We have so far looked at learners themselves and considered a number of different issues in age and acquisition. Now we turn to some issues that center on the subject matter itself: language. What are some of the linguistic considerations in age-related questions about SLA? A growing number of research studies are now available to shed some light on the linguistic processes of second language learning and how those processes differ between children and adults. A good deal of this research will be treated in Chapters 8 through 10, but here we will look briefly at some specific issues that arise in examining the child's acquisition of a second language.
It is clear that children learning two languages simultaneously acquire them by the use of similar strategies. They are, in essence, learning two first languages, and the key to success is in distinguishing separate contexts for the two languages. People who learn a second language in such separate contexts can often be described as coordinate bilinguals; they have two meaning systems, as opposed to compound bilinguals who have one meaning system from which both languages operate. Children generally do not have problems with "mixing up languages," regardless of the separate-ness of contexts for use of the languages. Moreover, "bilinguals are not two monolinguals in the same head" (Cook 1995:58). Most bilinguals, however, engage in code-switching (the act of inserting words, phrases, or even longer stretches of one language into the other), especially when communicating with another bilingual.
In some cases the acquisition of both languages in bilingual children is slightly slower than the normal schedule for first language acquisition. However, a respectable stockpile of research (see Reynolds 1991; Schinke-Llano 1989) shows a considerable cognitive benefit of early childhood bilingualism, supporting Lambert's (1972) contention that bilingual children are more facile at concept formation and have a greater mental flexibility.

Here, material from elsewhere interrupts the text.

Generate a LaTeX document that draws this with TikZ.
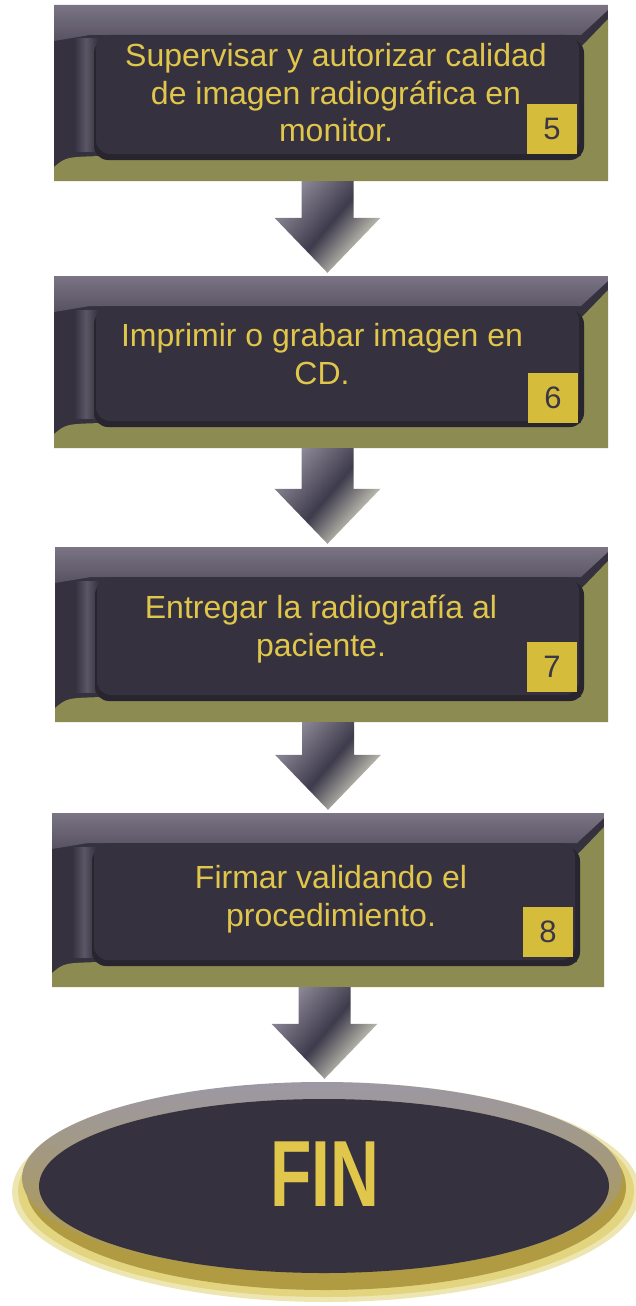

A good deal of the research on nonsimultaneous second language acquisition, in both children and adults, has focused on the interfering effects of the first and second languages. For the most part, research confirms that the linguistic and cognitive processes of second language learning in young children are in general similar to first language processes. Ravem (1968), Natalicio and Natalicio (1971), Dulay and Burt (1974a), Ervin-Tripp (1974), Milon (1974), and Hansen-Bede (1975), among others, concluded that similar strategies and linguistic features are present in both first and second language learning in children. Dulay and Burt (1974a) found, for example, that 86 percent of more than 500 errors made by Spanish-speaking children learning English reflected normal developmental characteristics— that is, expected intralingual strategies, not interference errors from the first language. Hansen-Bede (1975) examined such linguistic structures as possession, gender, word order, verb forms, questions, and negation in an English-speaking three-year-old child who learned Urdu upon moving to Pakistan. In spite of some marked linguistic contrasts between English and Urdu, the child's acquisition did not appear to show first language interference and, except for negation, showed similar strategies and rules for both the first and the second language.